● **Written exercise**
Pictures stay out of this copy; please retype only the lines from the start of the records through the line with "gru_vel = [21.5, 95.0, 95.0, 95.0]".

● **Data shown**

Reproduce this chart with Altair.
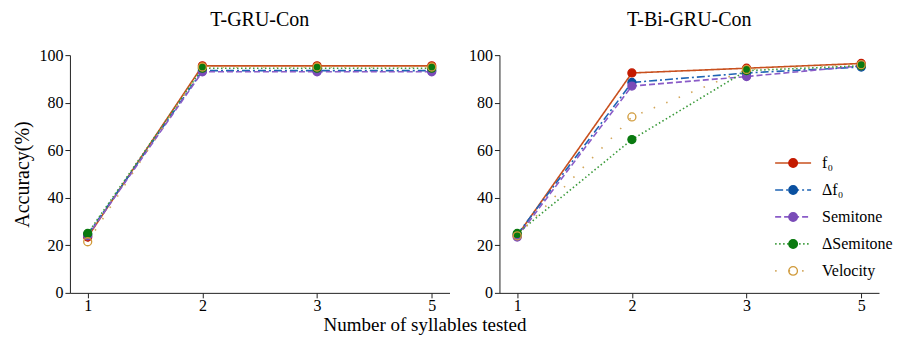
import altair as alt
import pandas as pd

series = ["f₀", "Δf₀", "Semitone", "ΔSemitone", "Velocity"]
keys = ["k0", "k1", "k2", "k3", "k4"]
syllables = ["1", "2", "3", "5"]

# T-GRU-Con
gru_f0 = [23.5, 95.5, 95.5, 95.5]
gru_df0 = [24.5, 93.5, 93.5, 93.5]
gru_semi = [24.0, 93.0, 93.0, 93.0]
gru_dsemi = [25.0, 94.5, 94.5, 94.5]
gru_vel = [21.5, 95.0, 95.0, 95.0]

# T-Bi-GRU-Con
bi_f0 = [24.0, 92.5, 94.5, 96.5]
bi_df0 = [24.5, 88.5, 92.5, 95.0]
bi_semi = [23.5, 87.0, 91.0, 95.5]
bi_dsemi = [25.0, 64.5, 93.5, 95.5]
bi_vel = [24.0, 74.0, 94.0, 96.0]

line_colors = ["#c8501e", "#1f64b4", "#8a5cc8", "#3a9a3a", "#d2a65a"]
marker_fill = ["#c41a00", "#0a50a0", "#7a4cb8", "#0a7a10", "transparent"]
marker_stroke = ["#c41a00", "#0a50a0", "#7a4cb8", "#0a7a10", "#d09a3a"]
dashes = [[1, 0], [8, 3, 2, 3], [6, 3], [1.5, 2.5], [1.5, 12]]

FONT = "Times New Roman, Liberation Serif, serif"


def make_df(values):
    rows = []
    for s, k, vals in zip(series, keys, values):
        for x, v in zip(syllables, vals):
            rows.append({"series": s, "key": k, "syll": x, "acc": v})
    return pd.DataFrame(rows)


df_gru = make_df([gru_f0, gru_df0, gru_semi, gru_dsemi, gru_vel])
df_bi = make_df([bi_f0, bi_df0, bi_semi, bi_dsemi, bi_vel])

CIRCLE = "M-0.24,0A0.24,0.24,0,1,1,0.24,0A0.24,0.24,0,1,1,-0.24,0Z"


def panel(df, title, show_ytitle, show_legend):
    base = alt.Chart(df).encode(
        x=alt.X("syll:O", sort=syllables,
                scale=alt.Scale(type="point", padding=0.155),
                axis=alt.Axis(title=None, labelAngle=0, labelPadding=0)),
        y=alt.Y("acc:Q", scale=alt.Scale(domain=[0, 100]),
                axis=alt.Axis(title="Accuracy(%)" if show_ytitle else None,
                              values=[0, 20, 40, 60, 80, 100])),
    )
    if show_legend:
        leg1 = alt.Legend(title=None, orient="none", legendX=275, legendY=89, padding=0,
                          symbolSize=1296, symbolStrokeWidth=1.7,
                          labelFont=FONT, labelFontSize=16, labelColor="black",
                          rowPadding=-11.7, labelOffset=10)
        leg2 = alt.Legend(title=None, orient="none", legendX=275, legendY=89, padding=0,
                          symbolType=CIRCLE, symbolSize=1296, symbolStrokeWidth=1.3,
                          labelFont=FONT, labelFontSize=16, labelExpr="''",
                          rowPadding=-11.7, labelOffset=10)
    else:
        leg1 = None
        leg2 = None
    lines = base.mark_line(strokeWidth=1.6).encode(
        color=alt.Color("series:N", sort=series,
                        scale=alt.Scale(domain=series, range=line_colors), legend=leg1),
        strokeDash=alt.StrokeDash("series:N", sort=series,
                                  scale=alt.Scale(domain=series, range=dashes), legend=leg1),
    )
    points = base.mark_point(filled=True, size=64, strokeWidth=1.3, opacity=1).encode(
        fill=alt.Fill("key:N", scale=alt.Scale(domain=keys, range=marker_fill), legend=leg2),
        stroke=alt.Stroke("key:N", scale=alt.Scale(domain=keys, range=marker_stroke), legend=leg2),
    )
    return alt.layer(lines, points).properties(
        width=380, height=238,
        title=alt.TitleParams(title, font=FONT, fontSize=20, fontWeight="normal",
                              color="black", offset=17),
    )


left = panel(df_gru, "T-GRU-Con", True, False)
right = panel(df_bi, "T-Bi-GRU-Con", False, True)

chart = alt.hconcat(left, right, spacing=19).resolve_scale(
    color="independent", strokeDash="independent", fill="independent", stroke="independent"
).properties(
    title=alt.TitleParams("Number of syllables tested", orient="bottom", anchor="middle",
                          font=FONT, fontSize=19, fontWeight="normal", color="black",
                          offset=2, dx=-28),
    padding={"left": 5, "top": 2, "right": 0, "bottom": 0},
).configure(font=FONT).configure_view(stroke=None).configure_axis(
    grid=False, domainColor="#222", tickColor="#222", tickSize=5,
    labelFont=FONT, labelFontSize=16, labelColor="black", labelPadding=2,
    titleFont=FONT, titleFontSize=20, titleFontWeight="normal", titleColor="black",
    titlePadding=6,
).configure_legend(labelFont=FONT)

chart.save("out.html", embed_options={"renderer": "svg", "actions": False})
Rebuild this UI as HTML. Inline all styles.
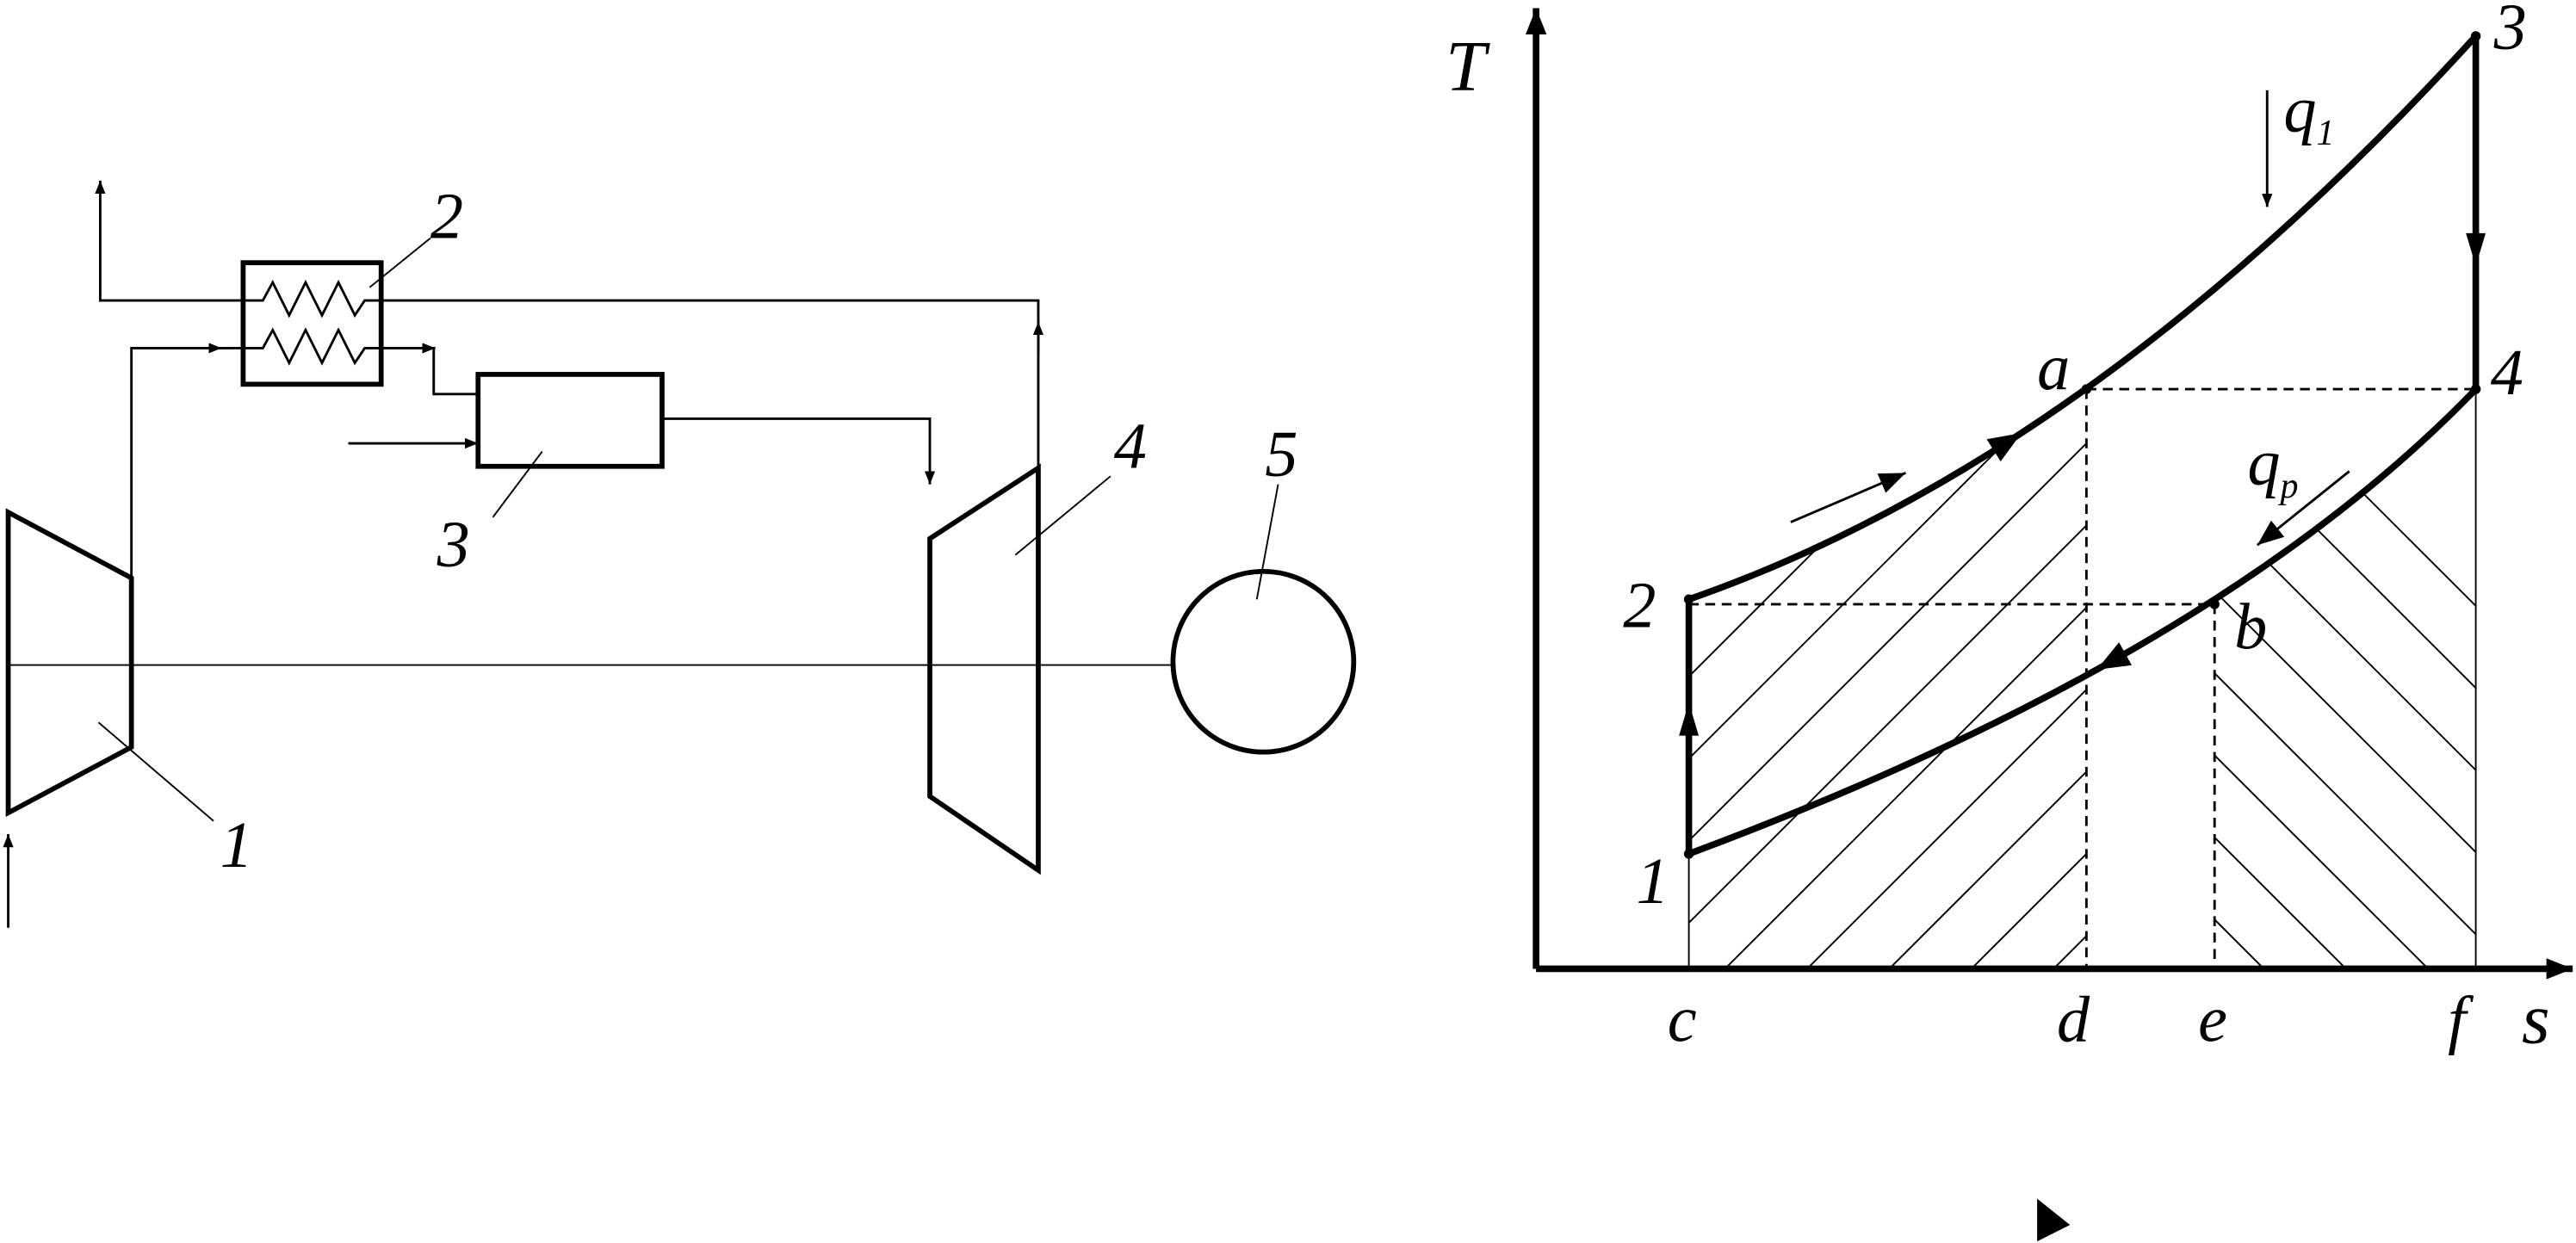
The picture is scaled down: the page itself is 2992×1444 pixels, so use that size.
<!DOCTYPE html>
<html><head><meta charset="utf-8"><style>
html,body{margin:0;padding:0;background:#fff;}
svg{display:block;}
text{font-family:"Liberation Serif",serif;font-style:italic;fill:#000;}
</style></head><body>
<svg width="2992" height="1444" viewBox="0 0 1568 757" preserveAspectRatio="none" xmlns="http://www.w3.org/2000/svg">
<defs>
<marker id="ah" viewBox="0 0 10 10" refX="10" refY="5" markerWidth="8" markerHeight="8" orient="auto" markerUnits="userSpaceOnUse"><path d="M0,1 L10,5 L0,9 Z" fill="#000"/></marker>
<marker id="ahb" viewBox="0 0 10 10" refX="10" refY="5" markerWidth="16" markerHeight="16" orient="auto" markerUnits="userSpaceOnUse"><path d="M0,1 L10,5 L0,9 Z" fill="#000"/></marker>
<marker id="ahc" viewBox="0 0 10 10" refX="5" refY="5" markerWidth="20" markerHeight="20" orient="auto" markerUnits="userSpaceOnUse"><path d="M0,1 L10,5 L0,9 Z" fill="#000"/></marker>
<clipPath id="cL"><path d="M1028,590 L1028,365 Q1272,280 1507,22 L1507,590 Z"/></clipPath>
<clipPath id="rL"><rect x="1028" y="0" width="242" height="590"/></clipPath>
<clipPath id="cR"><path d="M1028,520 Q1350,400 1507,237 L1507,590 L1028,590 Z"/></clipPath>
<clipPath id="rR"><rect x="1348" y="0" width="159" height="590"/></clipPath>
</defs>
<g fill="none" stroke="#000">
<polygon points="5,312 80,352 80,455 5,495" stroke-width="3"/>
<line x1="5" y1="405" x2="715" y2="405" stroke-width="1"/>
<line x1="5" y1="565" x2="5" y2="508" stroke-width="1.5" marker-end="url(#ah)"/>
<polyline points="80,352 80,212 135,212" stroke-width="1.5" marker-end="url(#ah)"/>
<line x1="135" y1="212" x2="148" y2="212" stroke-width="1.5"/>
<rect x="148" y="160" width="84" height="74" stroke-width="3"/>
<polyline points="148,183 160,183 166,172 176,192 186,172 196,192 206,172 216,192 222,183 232,183" stroke-width="1.5"/>
<polyline points="148,212 160,212 166,201 176,221 186,201 196,221 206,201 216,221 222,212 232,212" stroke-width="1.5"/>
<polyline points="148,183 61,183 61,110" stroke-width="1.5" marker-end="url(#ah)"/>
<polyline points="232,183 632,183 632,530" stroke-width="1.5"/>
<line x1="632" y1="215" x2="632" y2="196" stroke-width="1.5" marker-end="url(#ah)"/>
<line x1="232" y1="212" x2="265" y2="212" stroke-width="1.5" marker-end="url(#ah)"/>
<polyline points="264,212 264,240 291,240" stroke-width="1.5"/>
<rect x="291" y="228" width="112" height="56" stroke-width="3"/>
<line x1="212" y1="270" x2="291" y2="270" stroke-width="1.5" marker-end="url(#ah)"/>
<polyline points="403,255 566,255 566,295" stroke-width="1.5" marker-end="url(#ah)"/>
<polygon points="566,328 632,285 632,530 566,485" stroke-width="3"/>
<circle cx="769" cy="403" r="55" stroke-width="3"/>
<line x1="60" y1="440" x2="130" y2="500" stroke-width="1"/>
<line x1="225" y1="175" x2="262" y2="145" stroke-width="1"/>
<line x1="300" y1="315" x2="330" y2="275" stroke-width="1"/>
<line x1="618" y1="338" x2="676" y2="290" stroke-width="1"/>
<line x1="765" y1="365" x2="778" y2="295" stroke-width="1"/>

<g clip-path="url(#rL)"><g clip-path="url(#cL)" stroke-width="1">
<path d="M1000,590 L1400,190 M1050,590 L1450,190 M1100,590 L1500,190 M1150,590 L1550,190 M1200,590 L1600,190 M1250,590 L1650,190 M950,590 L1350,190 M900,590 L1300,190 M850,590 L1250,190"/>
</g></g>
<g clip-path="url(#rR)"><g clip-path="url(#cR)" stroke-width="1">
<path d="M1348,460 L1478,590 M1348,410 L1528,590 M1348,360 L1578,590 M1348,310 L1628,590 M1348,260 L1678,590 M1348,210 L1728,590 M1348,510 L1428,590 M1348,560 L1378,590"/>
</g></g>
<line x1="935" y1="590" x2="935" y2="5" stroke-width="4" marker-end="url(#ahb)"/>
<line x1="935" y1="590" x2="1566" y2="590" stroke-width="4" marker-end="url(#ahb)"/>
<path d="M1028,365 Q1272,280 1507,22" stroke-width="4"/>
<path d="M1028,520 Q1350,400 1507,237" stroke-width="4"/>
<line x1="1028" y1="520" x2="1028" y2="365" stroke-width="4"/>
<line x1="1507" y1="22" x2="1507" y2="237" stroke-width="4"/>
<line x1="1028" y1="520" x2="1028" y2="590" stroke-width="1"/>
<line x1="1507" y1="237" x2="1507" y2="590" stroke-width="1"/>
<g stroke-dasharray="6,4" stroke-width="1.5">
<line x1="1270" y1="237" x2="1507" y2="237"/>
<line x1="1270" y1="237" x2="1270" y2="590"/>
<line x1="1028" y1="368" x2="1348" y2="368"/>
<line x1="1348" y1="368" x2="1348" y2="590"/>
</g>
<line x1="1380" y1="55" x2="1380" y2="126" stroke-width="1.5" marker-end="url(#ah)"/>
<line x1="1430" y1="287" x2="1374" y2="332" stroke-width="1.5" marker-end="url(#ahb)"/>
<line x1="1090" y1="318" x2="1160" y2="288" stroke-width="1.5" marker-end="url(#ahb)"/>
<line x1="1213" y1="274.6" x2="1222" y2="269" stroke-width="1" marker-end="url(#ahc)"/>
<line x1="1294" y1="398" x2="1285" y2="403" stroke-width="1" marker-end="url(#ahc)"/>
</g>
<g fill="#000">
<polygon points="1028,428 1022,448 1034,448"/>
<polygon points="1507,162 1501,142 1513,142"/>
<circle cx="1028" cy="520" r="3"/><circle cx="1028" cy="365" r="3"/>
<circle cx="1270" cy="237" r="3"/><circle cx="1348" cy="368" r="3"/>
<circle cx="1507" cy="237" r="3"/><circle cx="1507" cy="22" r="3"/>
<polygon points="1240,730 1240,756 1260,746"/>
</g>
<g font-size="40">
<text x="134" y="528">1</text>
<text x="262" y="145">2</text>
<text x="266" y="345">3</text>
<text x="678" y="285">4</text>
<text x="770" y="290">5</text>
<text x="880" y="55" font-size="44">T</text>
<text x="1535" y="635" font-size="44">s</text>
<text x="1015" y="634">c</text>
<text x="1252" y="634">d</text>
<text x="1338" y="634">e</text>
<text x="1490" y="634">f</text>
<text x="996" y="550">1</text>
<text x="988" y="382">2</text>
<text x="1518" y="30">3</text>
<text x="1516" y="240">4</text>
<text x="1240" y="237">a</text>
<text x="1360" y="395">b</text>
<text x="1390" y="80">q<tspan font-size="22" dy="8">1</tspan></text>
<text x="1368" y="295">q<tspan font-size="22" dy="8">p</tspan></text>
</g>
</svg>
</body></html>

● **Answer in full**
Reproduce this chart with Altair.
import altair as alt
import pandas as pd

series = ["f₀", "Δf₀", "Semitone", "ΔSemitone", "Velocity"]
keys = ["k0", "k1", "k2", "k3", "k4"]
syllables = ["1", "2", "3", "5"]

# T-GRU-Con
gru_f0 = [23.5, 95.5, 95.5, 95.5]
gru_df0 = [24.5, 93.5, 93.5, 93.5]
gru_semi = [24.0, 93.0, 93.0, 93.0]
gru_dsemi = [25.0, 94.5, 94.5, 94.5]
gru_vel = [21.5, 95.0, 95.0, 95.0]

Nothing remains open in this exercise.